I think we’re used to thinking one way about memory loss. How painful that can be. By watching them, you see that love transcends memory. I think that’s a really beautiful idea.

That is the eternal memory. I learned during the film that it’s not only love, it’s also emotion. That emotional memory is always there. He cannot remember days. He cannot remember how many years they have been together. But if she would say to him, “Did we have kids together?” He would say, “No, because you didn’t want that.” And it’s true, and that was his pain. So he remembered perfectly his pain, but not information. But that pain is there and the love of Paulina is there. So there is an emotional memory that continues when you lose all the information. So for me, it’s about talking about what is permanent and not about what you forget. Love and pain is permanent in your body. So for me, that is the big lesson about memory with him.

It is really remarkable how much parallel there is between his work and that writing that he did about memory and what the film is about.

It’s so consequential to everything. In his book, in his newscasts, in the papers he wrote, he used the word memory a lot.

So many people are afraid of getting older because they’re afraid of what will happen to them and to their relationships. But it is really remarkable to see through them that that scary part of life, the end of life, can also be really romantic. That was also a revelation to me: How romantic that period of loss and sorrow could be.

He passed away a year after the last scene in the film. But until the end, I felt that they were in love and I felt the romance. It was not heartbreaking for me to shoot it, but in the editing, it was heartbreaking for me to see.
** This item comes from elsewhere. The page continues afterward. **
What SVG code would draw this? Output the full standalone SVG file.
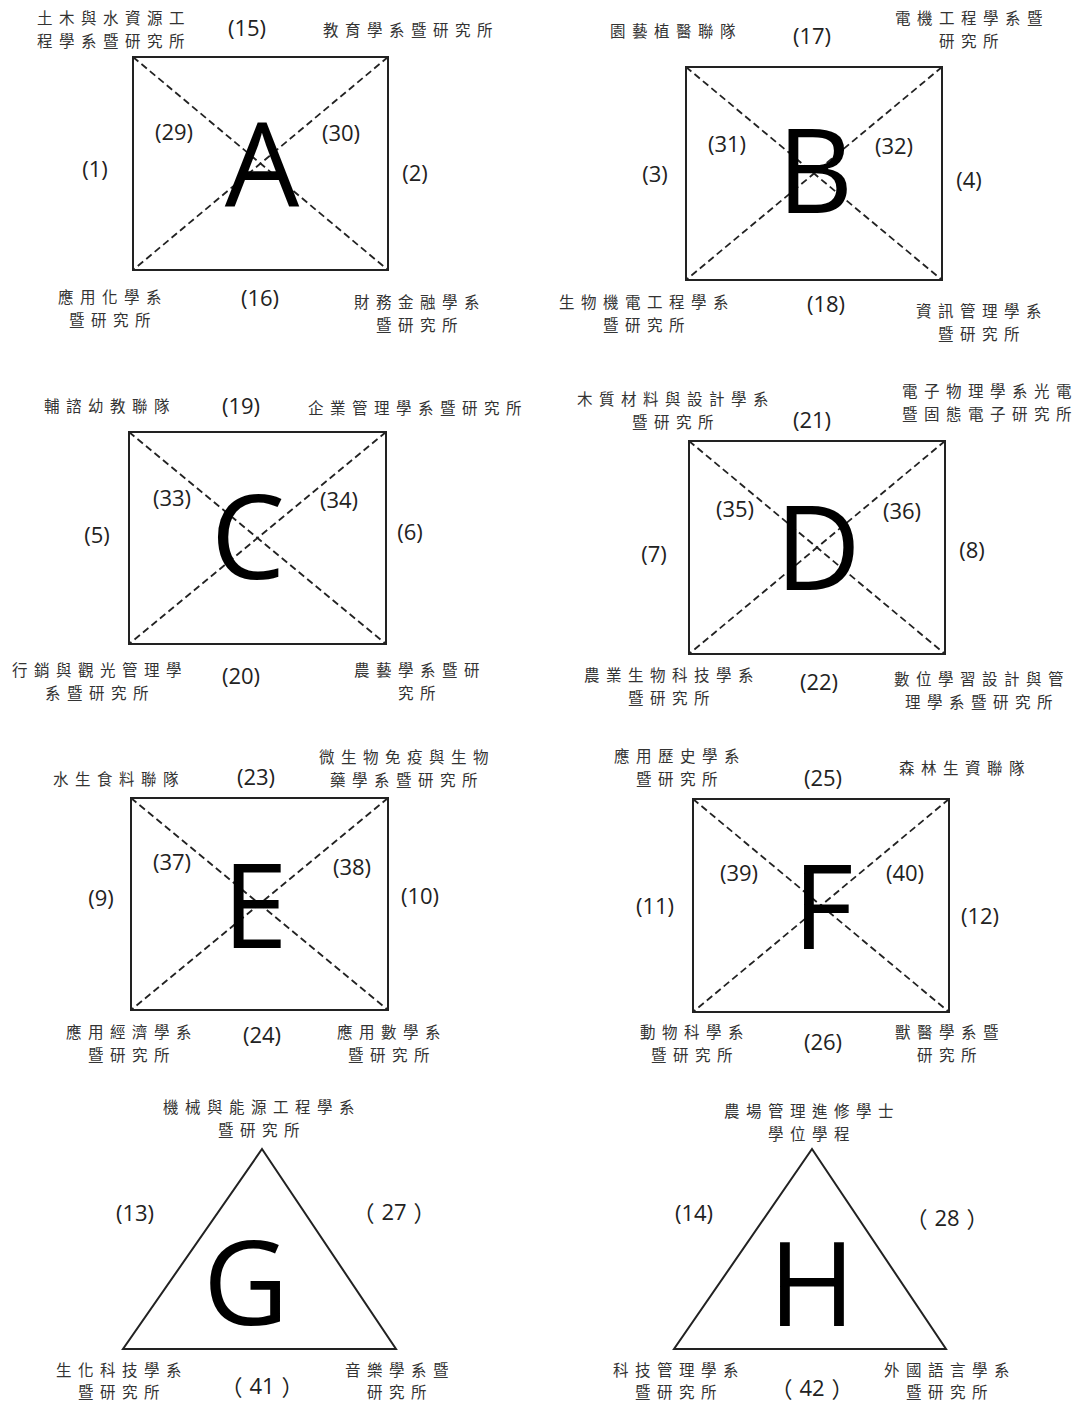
<svg xmlns="http://www.w3.org/2000/svg" width="1085" height="1403" viewBox="0 0 1085 1403">
<style>
.box{fill:none;stroke:#222;stroke-width:2}
.diag{stroke:#222;stroke-width:1.8;stroke-dasharray:7 4;fill:none}
.big{font-family:"Open Sans","Liberation Sans",sans-serif;font-size:118px;fill:#000;text-anchor:middle}
.num{font-family:"Open Sans","Noto Sans CJK TC",sans-serif;font-size:22px;fill:#222;text-anchor:middle;dominant-baseline:central}
.fw{font-family:"Noto Sans CJK TC","Noto Sans CJK SC",sans-serif}
.zh{font-family:"Noto Sans CJK TC","Noto Sans CJK SC",sans-serif;font-size:15.5px;letter-spacing:6.5px;fill:#333;text-anchor:middle;dominant-baseline:central}
</style>
<rect width="1085" height="1403" fill="#fff"/>

<g id="node-A">
<rect class="box" x="133" y="57" width="255" height="213"/>
<line class="diag" x1="133" y1="57" x2="388" y2="270"/>
<line class="diag" x1="388" y1="57" x2="133" y2="270"/>
<text class="big" x="262" y="207">A</text>
<text class="zh" x="114" y="17">土木與水資源工</text>
<text class="zh" x="114" y="40">程學系暨研究所</text>
<text class="num" x="247" y="27">(15)</text>
<text class="zh" x="411" y="29">教育學系暨研究所</text>
<text class="num" x="174" y="131">(29)</text>
<text class="num" x="341" y="132">(30)</text>
<text class="num" x="95" y="168">(1)</text>
<text class="num" x="415" y="172">(2)</text>
<text class="zh" x="113" y="296">應用化學系</text>
<text class="zh" x="113" y="319">暨研究所</text>
<text class="num" x="260" y="297">(16)</text>
<text class="zh" x="420" y="301">財務金融學系</text>
<text class="zh" x="420" y="324">暨研究所</text>
</g>

<g id="node-B">
<rect class="box" x="686" y="67" width="256" height="213"/>
<line class="diag" x1="686" y1="67" x2="942" y2="280"/>
<line class="diag" x1="942" y1="67" x2="686" y2="280"/>
<text class="big" x="815" y="213">B</text>
<text class="zh" x="676" y="30">園藝植醫聯隊</text>
<text class="num" x="812" y="35">(17)</text>
<text class="zh" x="972" y="17">電機工程學系暨</text>
<text class="zh" x="972" y="40">研究所</text>
<text class="num" x="727" y="143">(31)</text>
<text class="num" x="894" y="145">(32)</text>
<text class="num" x="655" y="173">(3)</text>
<text class="num" x="969" y="179">(4)</text>
<text class="zh" x="647" y="301">生物機電工程學系</text>
<text class="zh" x="647" y="324">暨研究所</text>
<text class="num" x="826" y="303">(18)</text>
<text class="zh" x="982" y="310">資訊管理學系</text>
<text class="zh" x="982" y="333">暨研究所</text>
</g>

<g id="node-C">
<rect class="box" x="129" y="432" width="257" height="212"/>
<line class="diag" x1="129" y1="432" x2="386" y2="644"/>
<line class="diag" x1="386" y1="432" x2="129" y2="644"/>
<text class="big" x="248" y="579">C</text>
<text class="zh" x="110" y="405">輔諮幼教聯隊</text>
<text class="num" x="241" y="405">(19)</text>
<text class="zh" x="418" y="407">企業管理學系暨研究所</text>
<text class="num" x="172" y="497">(33)</text>
<text class="num" x="339" y="499">(34)</text>
<text class="num" x="97" y="534">(5)</text>
<text class="num" x="410" y="531">(6)</text>
<text class="zh" x="100" y="669">行銷與觀光管理學</text>
<text class="zh" x="100" y="692">系暨研究所</text>
<text class="num" x="241" y="675">(20)</text>
<text class="zh" x="420" y="669">農藝學系暨研</text>
<text class="zh" x="420" y="692">究所</text>
</g>

<g id="node-D">
<rect class="box" x="689" y="441" width="256" height="213"/>
<line class="diag" x1="689" y1="441" x2="945" y2="654"/>
<line class="diag" x1="945" y1="441" x2="689" y2="654"/>
<text class="big" x="818" y="590">D</text>
<text class="zh" x="676" y="398">木質材料與設計學系</text>
<text class="zh" x="676" y="421">暨研究所</text>
<text class="num" x="812" y="419">(21)</text>
<text class="zh" x="990" y="390">電子物理學系光電</text>
<text class="zh" x="990" y="413">暨固態電子研究所</text>
<text class="num" x="735" y="508">(35)</text>
<text class="num" x="902" y="510">(36)</text>
<text class="num" x="654" y="553">(7)</text>
<text class="num" x="972" y="549">(8)</text>
<text class="zh" x="672" y="674">農業生物科技學系</text>
<text class="zh" x="672" y="697">暨研究所</text>
<text class="num" x="819" y="681">(22)</text>
<text class="zh" x="982" y="678">數位學習設計與管</text>
<text class="zh" x="982" y="701">理學系暨研究所</text>
</g>

<g id="node-E">
<rect class="box" x="131" y="798" width="257" height="212"/>
<line class="diag" x1="131" y1="798" x2="388" y2="1010"/>
<line class="diag" x1="388" y1="798" x2="131" y2="1010"/>
<text class="big" x="255" y="948">E</text>
<text class="zh" x="119" y="778">水生食料聯隊</text>
<text class="num" x="256" y="776">(23)</text>
<text class="zh" x="407" y="756">微生物免疫與生物</text>
<text class="zh" x="407" y="779">藥學系暨研究所</text>
<text class="num" x="172" y="861">(37)</text>
<text class="num" x="352" y="866">(38)</text>
<text class="num" x="101" y="897">(9)</text>
<text class="num" x="420" y="895">(10)</text>
<text class="zh" x="132" y="1031">應用經濟學系</text>
<text class="zh" x="132" y="1054">暨研究所</text>
<text class="num" x="262" y="1034">(24)</text>
<text class="zh" x="392" y="1031">應用數學系</text>
<text class="zh" x="392" y="1054">暨研究所</text>
</g>

<g id="node-F">
<rect class="box" x="693" y="799" width="256" height="213"/>
<line class="diag" x1="693" y1="799" x2="949" y2="1012"/>
<line class="diag" x1="949" y1="799" x2="693" y2="1012"/>
<text class="big" x="823" y="949">F</text>
<text class="zh" x="680" y="755">應用歷史學系</text>
<text class="zh" x="680" y="778">暨研究所</text>
<text class="num" x="823" y="777">(25)</text>
<text class="zh" x="965" y="767">森林生資聯隊</text>
<text class="num" x="739" y="872">(39)</text>
<text class="num" x="905" y="872">(40)</text>
<text class="num" x="655" y="905">(11)</text>
<text class="num" x="980" y="915">(12)</text>
<text class="zh" x="695" y="1031">動物科學系</text>
<text class="zh" x="695" y="1054">暨研究所</text>
<text class="num" x="823" y="1041">(26)</text>
<text class="zh" x="950" y="1031">獸醫學系暨</text>
<text class="zh" x="950" y="1054">研究所</text>
</g>

<g id="node-G">
<polygon class="box" points="262,1149 396,1349 123,1349"/>
<text class="big" x="246" y="1325">G</text>
<text class="zh" x="262" y="1106">機械與能源工程學系</text>
<text class="zh" x="262" y="1129">暨研究所</text>
<text class="num" x="135" y="1212">(13)</text>
<text class="num" x="394" y="1211"><tspan class="fw">（</tspan><tspan dx="7">27</tspan><tspan class="fw" dx="7">）</tspan></text>
<text class="zh" x="122" y="1369">生化科技學系</text>
<text class="zh" x="122" y="1391">暨研究所</text>
<text class="num" x="262" y="1385"><tspan class="fw">（</tspan><tspan dx="7">41</tspan><tspan class="fw" dx="7">）</tspan></text>
<text class="zh" x="400" y="1369">音樂學系暨</text>
<text class="zh" x="400" y="1391">研究所</text>
</g>

<g id="node-H">
<polygon class="box" points="812,1149 946,1349 674,1349"/>
<text class="big" x="812" y="1326">H</text>
<text class="zh" x="812" y="1110">農場管理進修學士</text>
<text class="zh" x="812" y="1133">學位學程</text>
<text class="num" x="694" y="1212">(14)</text>
<text class="num" x="947" y="1217"><tspan class="fw">（</tspan><tspan dx="7">28</tspan><tspan class="fw" dx="7">）</tspan></text>
<text class="zh" x="679" y="1369">科技管理學系</text>
<text class="zh" x="679" y="1391">暨研究所</text>
<text class="num" x="812" y="1387"><tspan class="fw">（</tspan><tspan dx="7">42</tspan><tspan class="fw" dx="7">）</tspan></text>
<text class="zh" x="950" y="1369">外國語言學系</text>
<text class="zh" x="950" y="1391">暨研究所</text>
</g>
</svg>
When I put the material up from 25 years ago and then the material from today, you see that they look at each other in the same way. I was like, “I cannot believe it.” It’s real. It happened through the years. They took care of each other at the end because they took care of each other all those years. That is probably what love is about. I get emotional with the film not because of the disease. It’s because it makes us question our relationships and what our expectations of love are.

Do you think that the period of COVID lockdown brought an extra layer of emotion to the film? That was a time where so many people were grappling with grief and the fear of loss.

COVID completely changed their situation and completely changed the story. My point of view of the film was completely one about a couple that was in society. The theater scene, for example, was the kind of thing that I was looking forward to having, like him in the world and at parties. That was my idea of the film: to see someone with dementia in society. The lockdown was a year and a half, and completely broke my idea of that.

How did it affect them?

It was very terrible for him. Because he was an example of a patient that was in society, his deterioration went really slow because he was in the streets all day. So he got worse in the span of one month in lockdown than he did in a year before. It was years of deterioration in months. So that accelerated his illness not because he didn't have his therapy. He had it. It was because he was not in society. So that, for me, changed completely the understanding of how you have to deal with dementia. Life completely changed for them, and they never went out again, because the deterioration was so fast.